昨日ご紹介しました LUMIN X1 はあまりに高価で現実味がありませんので、もう少し現実的な価格でPCオーディオを超えることが出来ないか、試行錯誤してみました。
LUMIN X1 の半額ちょっととなり、擬似的な分割払いが可能となる方法で一歩ずつ前進する楽しさもある複数機材使用でのご紹介です。

今回のRoon Ready対応機は sMS-200ultra NEO を使用します。
20万円程と現実的な価格ですがその実力は高く、LUMIN X1 に迫る再生音を引き出すことが可能です。

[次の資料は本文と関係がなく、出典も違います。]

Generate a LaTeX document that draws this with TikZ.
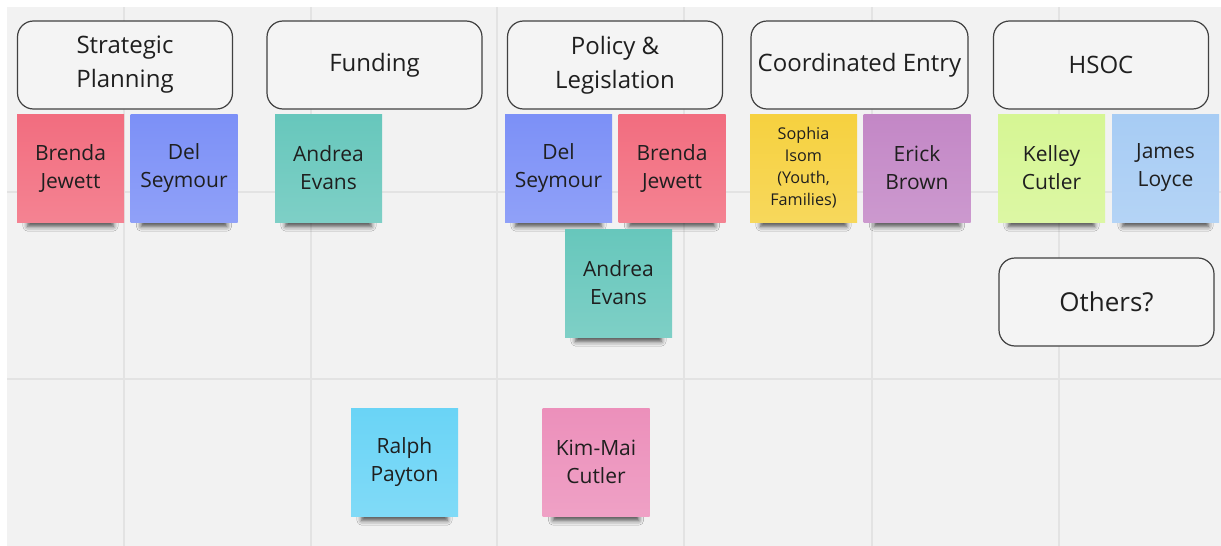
\documentclass[tikz,border=0pt]{standalone}
\usepackage{fontspec}
\setmainfont{Open Sans}
\usetikzlibrary{shadows.blur}

\definecolor{board}{HTML}{F2F2F2}
\definecolor{gridgray}{HTML}{E3E3E3}
\definecolor{boxfill}{HTML}{F4F4F4}
\definecolor{inkgray}{HTML}{1F1F1F}
\definecolor{notered}{HTML}{F26D7F}
\definecolor{noteblue}{HTML}{7C90F7}
\definecolor{noteteal}{HTML}{67C7BC}
\definecolor{noteyellow}{HTML}{F6D13F}
\definecolor{notepurple}{HTML}{C387C6}
\definecolor{notelime}{HTML}{D6F694}
\definecolor{notesky}{HTML}{A7CCF4}
\definecolor{notecyan}{HTML}{6AD4F6}
\definecolor{notepink}{HTML}{EC90BB}

\tikzset{
	header/.style={draw=inkgray!85, line width=0.6pt, rounded corners=8pt, fill=boxfill,
		minimum width=107.5pt, minimum height=44pt, align=center, text=inkgray,
		font=\fontsize{12}{17}\selectfont},
	sticky/.style={minimum width=53.5pt, minimum height=54pt, inner sep=0pt, align=center,
		text=inkgray, font=\fontsize{10.5}{14}\selectfont,
		blur shadow={shadow xshift=0pt, shadow yshift=-9.5pt, shadow scale=0.8,
			shadow opacity=70, shadow blur radius=3pt}},
	gridline/.style={gridgray, line width=1pt}
}

% [extra options], name, x, y, colour, text
\newcommand{\drawstickynote}[6][]{
	\node[sticky, top color=#5, bottom color=#5!85!white, #1] (#2) at (#3, #4) {#6};
}

\begin{document}
\begin{tikzpicture}[x=0.5pt, y=-0.5pt]

\useasboundingbox (0, 0) rectangle (1221, 546);
\fill[white] (0, 0) rectangle (1221, 546);
\fill[board] (7, 7) rectangle (1221, 546);
\foreach \gx in {124, 311, 497, 684, 872, 1059}
	\draw[gridline] (\gx, 7) -- (\gx, 546);
\foreach \gy in {192, 379}
	\draw[gridline] (7, \gy) -- (1221, \gy);

\node[header] (strategic) at (125, 65) {Strategic\\Planning};
\node[header] (funding) at (374.5, 65) {Funding};
\node[header] (policy) at (615, 65) {Policy \&\\Legislation};
\node[header] (entry) at (859.5, 65) {Coordinated Entry};
\node[header] (hsoc) at (1101, 65) {HSOC};
\node[header, font=\fontsize{13}{17}\selectfont] (others) at (1106.5, 302) {Others?};

\drawstickynote{brendasp}{70.5}{168}{notered}{Brenda\\Jewett}
\drawstickynote{delsp}{184}{168}{noteblue}{Del\\Seymour}
\drawstickynote{andreafund}{328.5}{168}{noteteal}{Andrea\\Evans}
\drawstickynote{delpol}{558.5}{168}{noteblue}{Del\\Seymour}
\drawstickynote{brendapol}{672}{168}{notered}{Brenda\\Jewett}
\drawstickynote{andreapol}{618.5}{283}{noteteal}{Andrea\\Evans}
\drawstickynote[font=\fontsize{8.1}{11}\selectfont]{sophia}{803.5}{168}{noteyellow}{Sophia\\Isom\\(Youth,\\Families)}
\drawstickynote{erick}{917}{168}{notepurple}{Erick\\Brown}
\drawstickynote{kelley}{1051.5}{168}{notelime}{Kelley\\Cutler}
\drawstickynote{james}{1165.5}{168}{notesky}{James\\Loyce}
\drawstickynote{ralph}{404.5}{462}{notecyan}{Ralph\\Payton}
\drawstickynote{kimmai}{596}{462}{notepink}{Kim-Mai\\Cutler}

\end{tikzpicture}
\end{document}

右が今回の主役 sMS-200ultraNEO です。
左はその名サポーター tX-USBultra です。

tX-USBultra はPCオーディオシステムでも重要なパーツでしたが、今回も同様にシステム全体のS/N比向上という重要な役どころです。

究極を目指した場合の機材構成は以下となります。

●Roon Ready対応機 として SOtM sMS-200ultraNEO 10MHz クロック入力付き 215,000円(税抜き)
●USBリジェネレーター SOtM tX-USBultra 10MHz クロック入力付き 180,000円(税抜き)
●マスタークロック Antelope Audio 10MX 728,000円(税抜き)

合計 1,123,000円(税抜き)

別途、USB/DAC と Roon本体を動作させるオーディオ専用PCかRoon Nucleusが必要です。

このシステムで、クオリティはLUMIN X1 と同等まで行けます。
つまりこの価格でPCオーディオシステムを越えることが可能です。

音色は LUMIN X1 とは随分違い、質実剛健、真っ向勝負でストレートな再生音です。楽器の音をそのまま出してくるので、リアリティ重視の方にはこちらの方がおすすめです。
密度の濃い空間の中に、高性能クロック使用ならではの滲みや揺らぎの無い実体感のある音像がぴったり定位します。
曖昧さは一切無く、切り取られた空間がそのままそこに再現される様はデータ再生の新たな境地です。吉田苑の新たなデータ再生システムのリファレンスとなる予定です。

データ再生においてクロックの重要性を思い知らされる結果でもありました。完全なクロック依存型システムで、クロックの質が再生音に大きく影響します。
予算を落とそうとすると、クロックを安価なモデルへと変更することになりますが、そのクロックの価格に沿って音質も落ちてゆきます。
Antelope Audio よりリーズナブルなクロックとなると、選択肢は TEAC か Nmode か SOtMとなります。

●TEAC CG-10M オープン価格 実売価格 140,000円(税抜き)ほど
●Nmode X-CL3 168,000円(税抜き)
●Nmode X-CL3-rubidium 468,000円(税抜き)
●SOtM sCLK-OCX10 500,000円(税抜き)

Nmode X-CL3 シリーズはマスタークロック出力が1系統しか無いため、分配しての出力となります。申し訳ございません、この分配出力についてはまだ実験していないためどの程度の悪影響があるか分かりません。実験次第ご報告いたします。

Nmode X-CL3-rubidium はルビジウム発信器搭載モデルとしては異例の低価格モデルでAntelope Audio 10MX と比較しても大きく劣ることはありません。クオリティを大きく落とすこと無くコストダウンを図るには最適な機材だと思います。

SOtM sCLK-OCX10 はNmode のルビジウムモデルと同価格帯で、クロックとしての性能(音質)もほぼ同等です。Nmode の多機能を取るか、シンプルな良さを取るかの難しい選択ですね。

ただ、50万円出すのであれば、Antelope Audio 10MX まで頑張った方が良いので現実的には10万円台の2モデルに絞り込まれるのかもしれません。

実売価格で最も安価に揃えることが出来る Nmode X-CL3 でシステムを組めば総額 568,000円(税込)ほどですので、現実的な価格になります。

最初に sMS-200ultra だけを購入して、Roon を楽しみつつ残りの機材を買い足していけば段階的な音質向上も楽しめます。

奇々怪々な設定や、アップデートに伴う動作不良に悩まされるPCオーディオシステムはその苦労に見合うだけの再生音が伴ってこそその存在意義がありました。ですが、苦労せずにそれに匹敵する音質が手に入る時代がついにやってきました。ただ、システム総額で考えるとPCオーディオシステムの方がかなり安価ですので価格なりになったという事でしょうか。